+++ DATASET SECTION +++

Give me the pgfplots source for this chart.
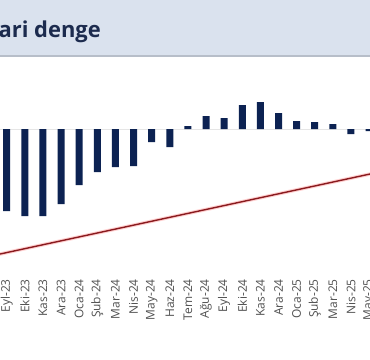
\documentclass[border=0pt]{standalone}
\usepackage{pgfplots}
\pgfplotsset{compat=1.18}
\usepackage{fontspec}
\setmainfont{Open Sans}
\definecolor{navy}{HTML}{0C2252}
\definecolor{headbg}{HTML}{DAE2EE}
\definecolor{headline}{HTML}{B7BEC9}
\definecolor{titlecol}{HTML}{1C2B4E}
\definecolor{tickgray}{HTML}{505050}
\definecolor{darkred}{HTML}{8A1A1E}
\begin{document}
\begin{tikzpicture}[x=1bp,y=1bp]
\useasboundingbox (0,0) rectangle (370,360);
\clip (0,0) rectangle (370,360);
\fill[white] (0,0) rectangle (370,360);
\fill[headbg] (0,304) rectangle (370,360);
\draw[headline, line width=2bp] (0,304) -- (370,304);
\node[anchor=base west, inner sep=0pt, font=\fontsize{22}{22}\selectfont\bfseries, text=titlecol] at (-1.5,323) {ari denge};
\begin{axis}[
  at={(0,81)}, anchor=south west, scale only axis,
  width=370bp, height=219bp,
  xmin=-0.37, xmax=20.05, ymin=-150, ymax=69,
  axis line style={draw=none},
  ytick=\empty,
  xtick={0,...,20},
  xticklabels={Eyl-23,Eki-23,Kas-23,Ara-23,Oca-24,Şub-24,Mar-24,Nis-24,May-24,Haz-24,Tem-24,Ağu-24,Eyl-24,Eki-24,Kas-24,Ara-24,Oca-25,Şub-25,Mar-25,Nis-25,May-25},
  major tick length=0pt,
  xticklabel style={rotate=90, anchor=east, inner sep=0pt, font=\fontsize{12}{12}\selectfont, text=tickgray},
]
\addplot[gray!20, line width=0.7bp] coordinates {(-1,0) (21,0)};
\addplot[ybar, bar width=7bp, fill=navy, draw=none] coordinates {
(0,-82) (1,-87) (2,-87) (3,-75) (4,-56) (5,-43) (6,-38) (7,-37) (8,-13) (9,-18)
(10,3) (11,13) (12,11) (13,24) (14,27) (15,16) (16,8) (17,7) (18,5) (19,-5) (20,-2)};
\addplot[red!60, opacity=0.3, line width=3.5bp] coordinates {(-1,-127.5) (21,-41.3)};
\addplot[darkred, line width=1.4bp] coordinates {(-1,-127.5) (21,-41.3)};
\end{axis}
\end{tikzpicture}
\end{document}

+++

## WHAT IS EXPECTED
Leave the images out, please, and restate each line word for word.

## SOLUTION TO THIS EXERCISE
Give me the pgfplots source for this chart.
\documentclass[border=0pt]{standalone}
\usepackage{pgfplots}
\pgfplotsset{compat=1.18}
\usepackage{fontspec}
\setmainfont{Open Sans}
\definecolor{navy}{HTML}{0C2252}
\definecolor{headbg}{HTML}{DAE2EE}
\definecolor{headline}{HTML}{B7BEC9}
\definecolor{titlecol}{HTML}{1C2B4E}
\definecolor{tickgray}{HTML}{505050}
\definecolor{darkred}{HTML}{8A1A1E}
\begin{document}
\begin{tikzpicture}[x=1bp,y=1bp]
\useasboundingbox (0,0) rectangle (370,360);
\clip (0,0) rectangle (370,360);
\fill[white] (0,0) rectangle (370,360);
\fill[headbg] (0,304) rectangle (370,360);
\draw[headline, line width=2bp] (0,304) -- (370,304);
\node[anchor=base west, inner sep=0pt, font=\fontsize{22}{22}\selectfont\bfseries, text=titlecol] at (-1.5,323) {ari denge};
\begin{axis}[
  at={(0,81)}, anchor=south west, scale only axis,
  width=370bp, height=219bp,
  xmin=-0.37, xmax=20.05, ymin=-150, ymax=69,
  axis line style={draw=none},
  ytick=\empty,
  xtick={0,...,20},
  xticklabels={Eyl-23,Eki-23,Kas-23,Ara-23,Oca-24,Şub-24,Mar-24,Nis-24,May-24,Haz-24,Tem-24,Ağu-24,Eyl-24,Eki-24,Kas-24,Ara-24,Oca-25,Şub-25,Mar-25,Nis-25,May-25},
  major tick length=0pt,
  xticklabel style={rotate=90, anchor=east, inner sep=0pt, font=\fontsize{12}{12}\selectfont, text=tickgray},
]
\addplot[gray!20, line width=0.7bp] coordinates {(-1,0) (21,0)};
\addplot[ybar, bar width=7bp, fill=navy, draw=none] coordinates {
(0,-82) (1,-87) (2,-87) (3,-75) (4,-56) (5,-43) (6,-38) (7,-37) (8,-13) (9,-18)
(10,3) (11,13) (12,11) (13,24) (14,27) (15,16) (16,8) (17,7) (18,5) (19,-5) (20,-2)};
\addplot[red!60, opacity=0.3, line width=3.5bp] coordinates {(-1,-127.5) (21,-41.3)};
\addplot[darkred, line width=1.4bp] coordinates {(-1,-127.5) (21,-41.3)};
\end{axis}
\end{tikzpicture}
\end{document}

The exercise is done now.